Source: Africa Publicity
Babafemi Ojudu, former senator and ex-presidential adviser, has criticised comparisons between younger Nigerian musicians and Afrobeat pioneer Fela Anikulapo-Kuti, insisting that the late icon’s life, art and legacy remain unmatched.
Ojudu shared his views in a Facebook post on Tuesday while reacting to an ongoing online dispute between Grammy-winning singer Wizkid and Seun Kuti, Fela’s son. The controversy followed reports that Wizkid had described himself as a greater artiste than Fela.
Reacting, Ojudu said he hoped the comment attributed to Wizkid was inaccurate. “Is it true that a Nigerian youngster said he is greater than Fela? I sincerely hope he was misquoted,” he wrote.
The 64-year-old writer and politician argued that no contemporary Nigerian musician could be compared to Fela in terms of artistic depth, courage and historical impact. “Even if he were to live ten lifetimes, his art and his life could not measure up to Fela Anikulapo-Kuti,” Ojudu said.

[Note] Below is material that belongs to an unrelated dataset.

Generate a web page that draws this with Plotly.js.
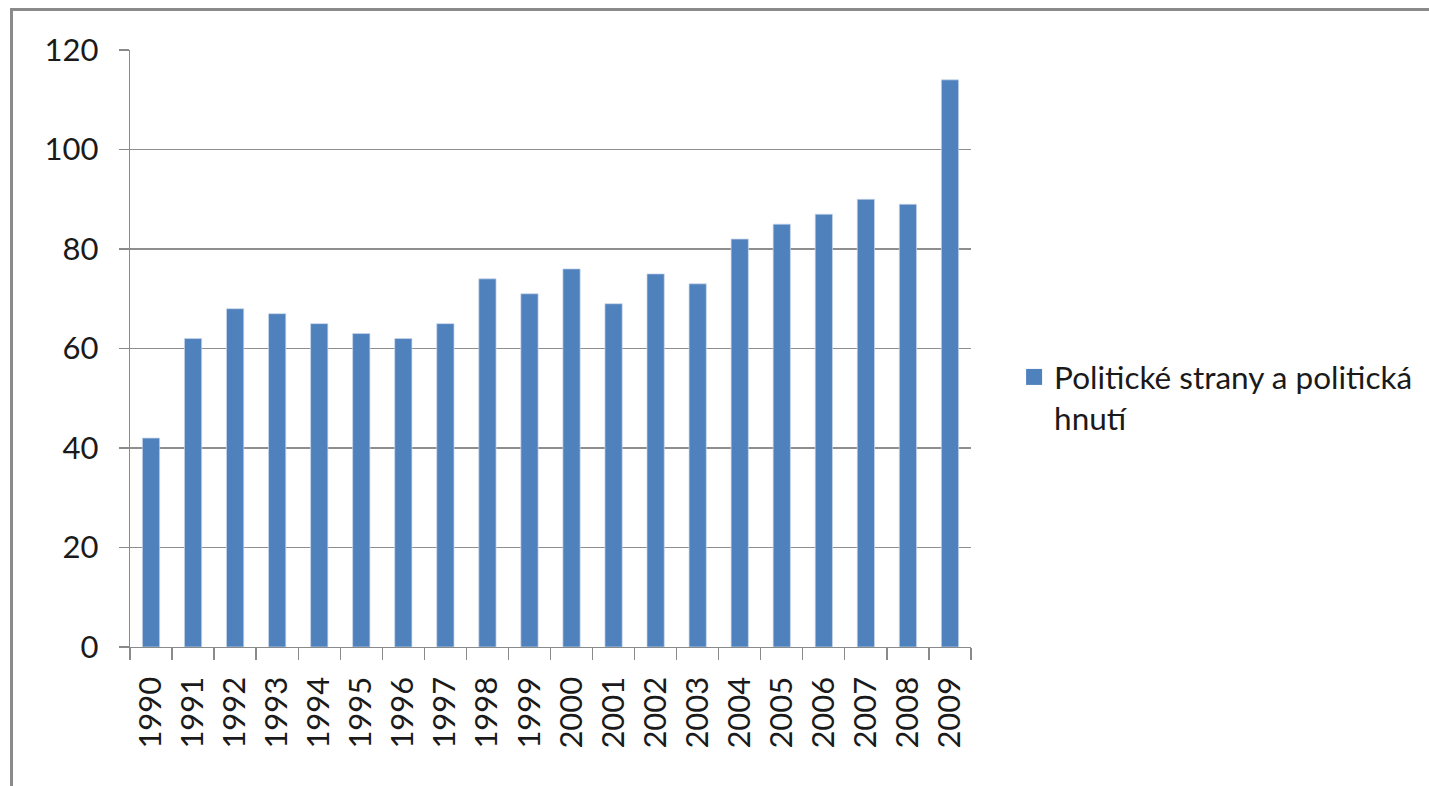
<!DOCTYPE html>
<html>
<head>
<meta charset="utf-8">
<script src="https://cdn.plot.ly/plotly-3.0.1.min.js"></script>
<style>
  html, body { margin: 0; padding: 0; background: #ffffff; overflow: hidden; }
  #chart { position: absolute; left: 0; top: 0; width: 1429px; height: 786px; }
  #frame { position: absolute; left: 10px; top: 8px; width: 1440px; height: 800px;
           border-left: 3px solid #8a8a8a; border-top: 3px solid #8a8a8a; pointer-events: none; }
</style>
</head>
<body>
<div id="chart"></div>
<div id="frame"></div>
<script>
const years = ['1990','1991','1992','1993','1994','1995','1996','1997','1998','1999',
               '2000','2001','2002','2003','2004','2005','2006','2007','2008','2009'];
const values = [42, 62, 68, 67, 65, 63, 62, 65, 74, 71,
                76, 69, 75, 73, 82, 85, 87, 90, 89, 114];
const seriesName = 'Politické strany a politická<br>hnutí';
const yTicks = [0, 20, 40, 60, 80, 100, 120];

const fontFamily = 'Lato, "Open Sans", sans-serif';
const barColor = '#4f81bd';

const trace = {
  type: 'bar',
  x: years,
  y: values,
  name: seriesName,
  legendgroup: 's',
  showlegend: false,
  marker: { color: barColor, line: { color: 'rgba(200,215,235,0.9)', width: 0.8 } },
  hoverinfo: 'x+y'
};

// legend key for the bar series (square swatch, no data of its own)
const legendKey = {
  type: 'scatter',
  mode: 'markers',
  x: [null],
  y: [null],
  name: seriesName,
  legendgroup: 's',
  showlegend: true,
  marker: { symbol: 'square', size: 17, color: barColor, line: { width: 0 } },
  hoverinfo: 'skip'
};

const layout = {
  width: 1429,
  height: 786,
  margin: { l: 130, r: 457, t: 50, b: 139, pad: 0 },
  paper_bgcolor: '#ffffff',
  plot_bgcolor: '#ffffff',
  font: { family: fontFamily, size: 31, color: '#1a1a1a' },
  bargap: 0.59,
  showlegend: true,
  legend: {
    x: 1.05, y: 0.418, xanchor: 'left', yanchor: 'middle',
    valign: 'top',
    itemsizing: 'trace',
    font: { family: fontFamily, size: 31.5, color: '#1a1a1a' },
    bgcolor: 'rgba(0,0,0,0)', borderwidth: 0
  },
  xaxis: {
    type: 'category',
    categoryorder: 'array',
    categoryarray: years,
    tickangle: -90,
    ticks: 'outside',
    tickson: 'boundaries',
    ticklen: 12,
    tickwidth: 1.3,
    tickcolor: '#8a8a8a',
    showline: true,
    linecolor: '#8a8a8a',
    linewidth: 1.3,
    showgrid: false,
    ticklabelstandoff: 16,
    tickfont: { family: fontFamily, size: 31, color: '#1a1a1a' }
  },
  yaxis: {
    range: [0, 120],
    tickvals: yTicks,
    ticktext: yTicks.map(String),
    ticks: 'outside',
    ticklen: 10,
    tickwidth: 1.3,
    tickcolor: '#8a8a8a',
    showline: true,
    linecolor: '#8a8a8a',
    linewidth: 1.3,
    showgrid: true,
    gridcolor: '#8e8e8e',
    gridwidth: 1.3,
    zeroline: false,
    ticklabelstandoff: 14,
    tickfont: { family: fontFamily, size: 31, color: '#1a1a1a' }
  }
};

Plotly.newPlot('chart', [trace, legendKey], layout, { displayModeBar: false, staticPlot: true });
</script>
</body>
</html>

Questioning the basis for such comparisons, he added: “Is it in art? Is it in music? Is it in activism, courage, or originality?”
Ojudu described Fela as more than a musician, portraying him as a cultural force whose influence transcended entertainment.
“Fela was not just a musician; he was a movement, a conscience, a revolution in human form,” he wrote, noting that the Afrobeat genre founded by Fela is now studied in universities worldwide and embraced on major global stages.
He also highlighted Fela’s political activism and resistance to military rule, recalling the personal cost he paid for challenging oppression. “He used his music as a weapon against injustice, corruption, colonial mentality, and state violence,” Ojudu said, adding that Fela was “arrested over 200 times, brutalized, imprisoned, tortured, exiled, and silenced—yet never broken.”
Ojudu referenced the 1977 military raid on Fela’s Kalakuta Republic and the death of his mother, Funmilayo Ransome-Kuti, saying: “His mother was murdered by the state. His house, the Kalakuta Republic, was burned to the ground… Yet, after every assault, Fela returned with sharper lyrics, deeper rhythms, and more defiant truth.”
He argued that anyone seeking to compare themselves to Fela must first endure similar sacrifices. “For any young person—musician or not—to compare himself to Fela, he must first walk the corridors of Nigerian jailhouses… He must lose everything, go into exile, and still return with his creative spirit intact,” Ojudu wrote.
Describing Fela’s musical genius, Ojudu said the late icon was “a multi-instrumentalist, a composer, bandleader, philosopher, and cultural theorist,” whose long, complex compositions fused jazz, highlife, funk, Yoruba rhythms and political poetry into a timeless sound.
Ojudu concluded by dismissing the comparison and questioning the resolve of modern artistes in the face of state power. “So, whoever this fellow is—if he indeed made such a claim—should simply be ignored,” he said, adding that such a person “may be one of those who would flee the country the moment the police knock once on his car window in Ojuelegba.”
In a closing tribute, Ojudu wrote: “Fela did not run. Fela stood. Fela fought. And Fela remains immortal. Anikulapo—the man who carried death in his pouch.”